◆ Direction
All lines from the beginning of the listing through the line with "const highlightNames = ['San" are to be copied word for word; the pictures are not.

--- start Dataset section ---

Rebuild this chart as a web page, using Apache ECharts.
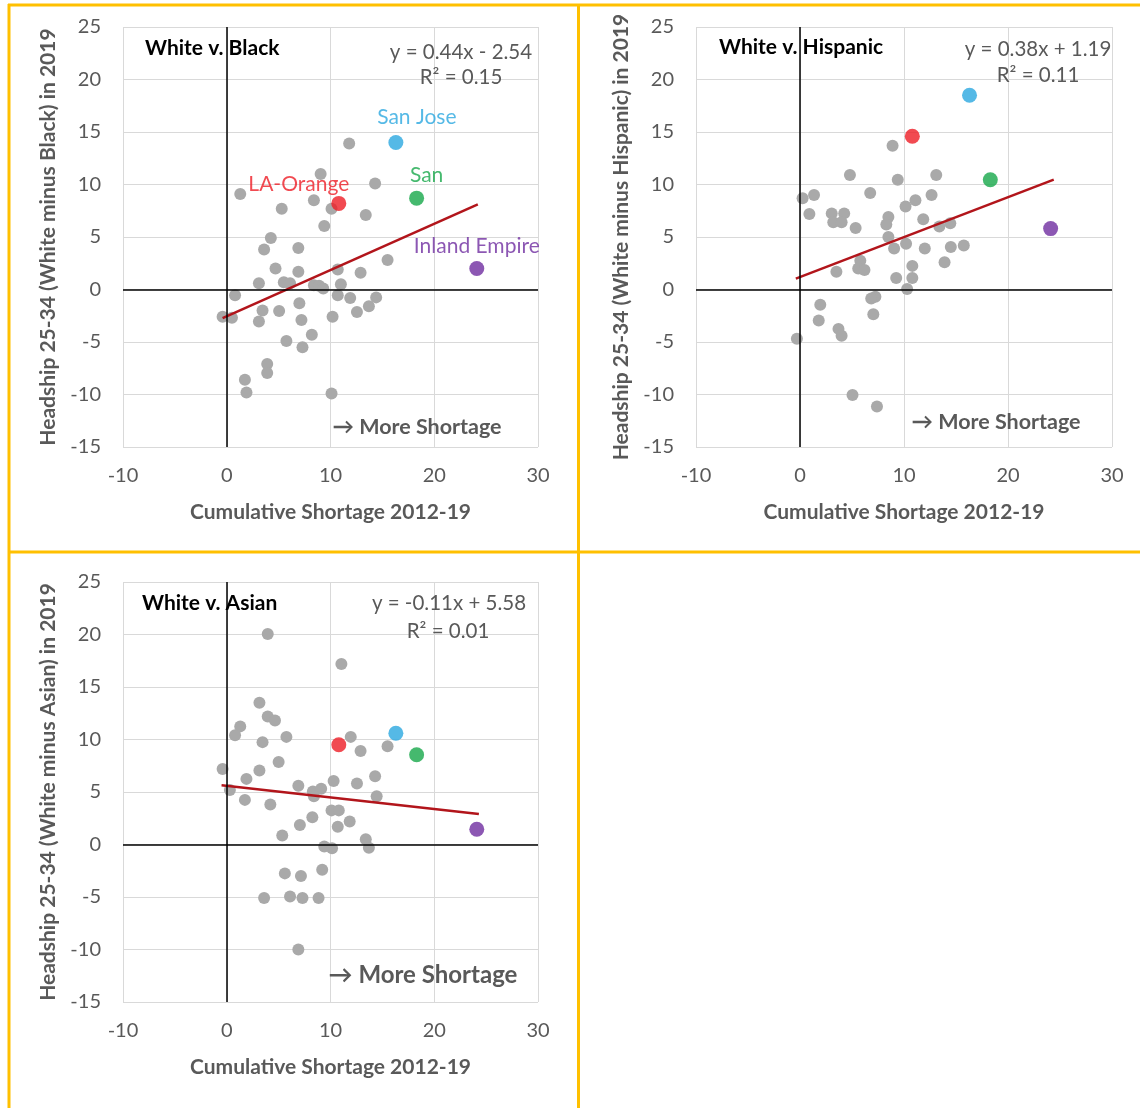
<!DOCTYPE html>
<html>
<head>
<meta charset="utf-8">
<script src="https://cdn.jsdelivr.net/npm/echarts@6/dist/echarts.min.js"></script>
<style>
html,body{margin:0;padding:0;background:#fff;}
#chart{width:1140px;height:1108px;}
</style>
</head>
<body>
<div id="chart"></div>
<script>
// ---------- DATA ----------
const xTicks = [-10, 0, 10, 20, 30];
const yTicks = [-15, -10, -5, 0, 5, 10, 15, 20, 25];
const highlightNames = ['San Jose', 'LA-Orange', 'San', 'Inland Empire'];

// White v. Black
const blackOther = [
  [11.8,13.9],[9.05,11.0],[14.3,10.1],[1.3,9.1],[8.4,8.5],[10.1,7.7],[5.3,7.7],[13.4,7.1],
  [9.4,6.05],[4.25,4.9],[3.6,3.8],[6.9,3.95],[15.5,2.8],[4.7,2.0],[6.9,1.7],[10.7,1.9],
  [12.9,1.6],[3.1,0.6],[5.5,0.7],[6.1,0.6],[8.4,0.4],[8.9,0.35],[9.3,0.1],[11.0,0.5],
  [0.8,-0.55],[10.7,-0.55],[11.9,-0.8],[14.4,-0.75],[13.7,-1.6],[7.0,-1.3],[3.45,-2.0],
  [5.05,-2.05],[12.55,-2.15],[-0.4,-2.6],[0.5,-2.7],[3.1,-3.05],[7.2,-2.9],[10.2,-2.6],
  [8.2,-4.3],[5.75,-4.9],[7.3,-5.5],[3.9,-7.1],[3.9,-7.96],[1.75,-8.6],[1.9,-9.8],[10.1,-9.9]
];
const blackHighlight = [[16.3,14.0],[10.8,8.2],[18.3,8.7],[24.1,2.0]];
const blackTrend = [[-0.4,-2.72],[24.2,8.11]];

// White v. Hispanic
const hispOther = [
  [8.9,13.7],[4.8,10.9],[9.4,10.45],[13.1,10.9],[0.25,8.7],[1.35,9.0],[6.75,9.2],[12.65,9.0],
  [11.1,8.5],[10.15,7.9],[0.9,7.2],[3.05,7.25],[4.25,7.25],[3.2,6.4],[4.0,6.4],[5.35,5.85],
  [8.5,6.9],[8.3,6.2],[11.85,6.7],[13.4,6.0],[14.45,6.3],[8.5,5.0],[10.2,4.35],[9.05,3.9],
  [12.0,3.9],[14.5,4.05],[15.75,4.2],[13.9,2.6],[5.8,2.75],[5.6,2.0],[6.2,1.85],[3.5,1.7],
  [10.8,2.25],[9.25,1.1],[10.8,1.1],[10.3,0.05],[7.25,-0.7],[6.85,-0.85],[1.95,-1.45],
  [7.05,-2.35],[1.8,-2.95],[3.7,-3.75],[4.0,-4.4],[-0.3,-4.7],[5.05,-10.05],[7.4,-11.15]
];
const hispHighlight = [[16.3,18.5],[10.8,14.6],[18.3,10.45],[24.1,5.8]];
const hispTrend = [[-0.4,1.04],[24.4,10.46]];

// White v. Asian
const asianOther = [
  [3.95,20.05],[11.05,17.2],[3.15,13.5],[3.95,12.2],[4.65,11.8],[1.3,11.25],[0.8,10.4],
  [3.45,9.75],[5.75,10.25],[11.95,10.25],[12.9,8.9],[15.5,9.35],[5.0,7.85],[3.15,7.05],
  [-0.4,7.2],[1.9,6.25],[10.3,6.05],[12.55,5.8],[14.3,6.5],[6.9,5.6],[8.3,5.05],[9.1,5.3],
  [8.4,4.6],[0.3,5.2],[1.75,4.25],[4.2,3.8],[14.45,4.6],[10.1,3.25],[10.8,3.25],[8.25,2.6],
  [11.85,2.2],[7.05,1.85],[10.7,1.7],[5.35,0.85],[13.4,0.5],[13.7,-0.3],[9.4,-0.2],
  [10.15,-0.35],[9.2,-2.4],[5.6,-2.75],[7.15,-3.0],[3.6,-5.1],[6.1,-4.95],[7.3,-5.1],
  [8.85,-5.1],[6.9,-10.0]
];
const asianHighlight = [[16.3,10.6],[10.8,9.5],[18.3,8.55],[24.1,1.45]];
const asianTrend = [[-0.5,5.64],[24.3,2.91]];

const panelTitles = ['White v. Black', 'White v. Hispanic', 'White v. Asian'];
const equations = ['y = 0.44x - 2.54', 'y = 0.38x + 1.19', 'y = -0.11x + 5.58'];
const rSquared = ['R\u00b2 = 0.15', 'R\u00b2 = 0.11', 'R\u00b2 = 0.01'];
const yTitles = [
  'Headship 25-34 (White minus Black) in 2019',
  'Headship 25-34 (White minus Hispanic) in 2019',
  'Headship 25-34 (White minus Asian) in 2019'
];
const xTitle = 'Cumulative Shortage 2012-19';
const shortageNote = '\u2192 More Shortage';

// ---------- STYLE ----------
const FONT = 'Lato, "Open Sans", sans-serif';
const GRAY_TXT = '#595959';
const HL_COLORS = ['#2AA8E0', '#EE1D25', '#16A84A', '#6F2DA0'];
const HL_LABEL_OFFSETS = [[21, -2], [-40, 4], [10, 0], [0, 1]];
const grids = [
  {left: 123, top: 27, width: 415, height: 420},
  {left: 696, top: 27, width: 416, height: 420},
  {left: 123, top: 582, width: 415, height: 420}
];

const others = [blackOther, hispOther, asianOther];
const highlights = [blackHighlight, hispHighlight, asianHighlight];
const trends = [blackTrend, hispTrend, asianTrend];

const xAxes = [], yAxes = [], series = [];
grids.forEach((g, i) => {
  xAxes.push({
    gridIndex: i, type: 'value', min: xTicks[0], max: xTicks[xTicks.length - 1], interval: 10,
    axisLine: {show: false}, axisTick: {show: false},
    splitLine: {show: true, lineStyle: {color: '#D9D9D9', width: 1}},
    axisLabel: {color: GRAY_TXT, fontSize: 20, fontFamily: FONT, margin: 19},
    name: xTitle, nameLocation: 'middle', nameGap: 55,
    nameTextStyle: {color: GRAY_TXT, fontSize: 21, fontWeight: 'bold', fontFamily: FONT}
  });
  yAxes.push({
    gridIndex: i, type: 'value', min: yTicks[0], max: yTicks[yTicks.length - 1], interval: 5,
    axisLine: {show: false}, axisTick: {show: false},
    splitLine: {show: true, lineStyle: {color: '#D9D9D9', width: 1}},
    axisLabel: {color: GRAY_TXT, fontSize: 20, fontFamily: FONT, margin: 22},
    name: yTitles[i], nameLocation: 'middle', nameGap: 64, nameRotate: 90,
    nameTextStyle: {color: GRAY_TXT, fontSize: 21, fontWeight: 'bold', fontFamily: FONT}
  });
  series.push({
    type: 'scatter', xAxisIndex: i, yAxisIndex: i, data: others[i],
    symbolSize: 12, itemStyle: {color: '#A9A9A9', opacity: 1},
    z: 2,
    markLine: {
      silent: true, symbol: 'none', animation: false,
      label: {show: false},
      lineStyle: {color: '#000', width: 1.5, type: 'solid'},
      data: [{xAxis: 0}, {yAxis: 0}]
    }
  });
  series.push({
    type: 'line', xAxisIndex: i, yAxisIndex: i, data: trends[i],
    showSymbol: false, symbol: 'none', z: 3,
    lineStyle: {color: '#B2151B', width: 2.5}
  });
  series.push({
    type: 'scatter', xAxisIndex: i, yAxisIndex: i, z: 4,
    data: highlights[i].map((p, k) => ({
      value: p, name: highlightNames[k],
      itemStyle: {color: HL_COLORS[k]},
      label: {
        show: i === 0, formatter: highlightNames[k], position: 'top',
        offset: HL_LABEL_OFFSETS[k], color: HL_COLORS[k],
        fontSize: 21, fontFamily: FONT
      }
    })),
    symbolSize: 15
  });
});

// annotation text positions
const titlePos = [[145, 48], [719, 47], [142, 603]];
const eqPos = [[461, 52], [1038, 49], [449, 603]];
const r2Pos = [[461, 77], [1038, 75], [448, 631]];
const notePos = [[417, 427], [996, 422], [423, 975]];
const noteSize = [21.5, 21.5, 24];

const graphic = [];
for (let i = 0; i < 3; i++) {
  graphic.push({type: 'text', z: 100, style: {text: panelTitles[i], x: titlePos[i][0], y: titlePos[i][1],
    font: 'bold 21px ' + FONT, fill: '#000', verticalAlign: 'middle', align: 'left'}});
  graphic.push({type: 'text', z: 100, style: {text: equations[i], x: eqPos[i][0], y: eqPos[i][1],
    font: '20.5px ' + FONT, fill: GRAY_TXT, verticalAlign: 'middle', align: 'center'}});
  graphic.push({type: 'text', z: 100, style: {text: rSquared[i], x: r2Pos[i][0], y: r2Pos[i][1],
    font: '20.5px ' + FONT, fill: GRAY_TXT, verticalAlign: 'middle', align: 'center'}});
  graphic.push({type: 'text', z: 100, style: {text: shortageNote, x: notePos[i][0], y: notePos[i][1],
    font: 'bold ' + noteSize[i] + 'px ' + FONT, fill: GRAY_TXT, verticalAlign: 'middle', align: 'center'}});
}
// yellow panel frames
const Y = '#FFC000';
[[8, 5, 1140, 5], [9, 4, 9, 1108], [578.5, 4, 578.5, 1108], [8, 552, 1140, 552]].forEach(l => {
  graphic.push({type: 'line', z: 50, shape: {x1: l[0], y1: l[1], x2: l[2], y2: l[3]},
    style: {stroke: Y, lineWidth: 3}});
});

const chart = echarts.init(document.getElementById('chart'), null, {renderer: 'canvas'});
chart.setOption({
  animation: false,
  backgroundColor: '#fff',
  grid: grids,
  xAxis: xAxes,
  yAxis: yAxes,
  series: series,
  graphic: graphic
});
</script>
</body>
</html>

--- end Dataset section ---

◆ Solution to the problem
Rebuild this chart as a web page, using Apache ECharts.
<!DOCTYPE html>
<html>
<head>
<meta charset="utf-8">
<script src="https://cdn.jsdelivr.net/npm/echarts@6/dist/echarts.min.js"></script>
<style>
html,body{margin:0;padding:0;background:#fff;}
#chart{width:1140px;height:1108px;}
</style>
</head>
<body>
<div id="chart"></div>
<script>
// ---------- DATA ----------
const xTicks = [-10, 0, 10, 20, 30];
const yTicks = [-15, -10, -5, 0, 5, 10, 15, 20, 25];
const highlightNames = ['San Jose', 'LA-Orange', 'San', 'Inland Empire'];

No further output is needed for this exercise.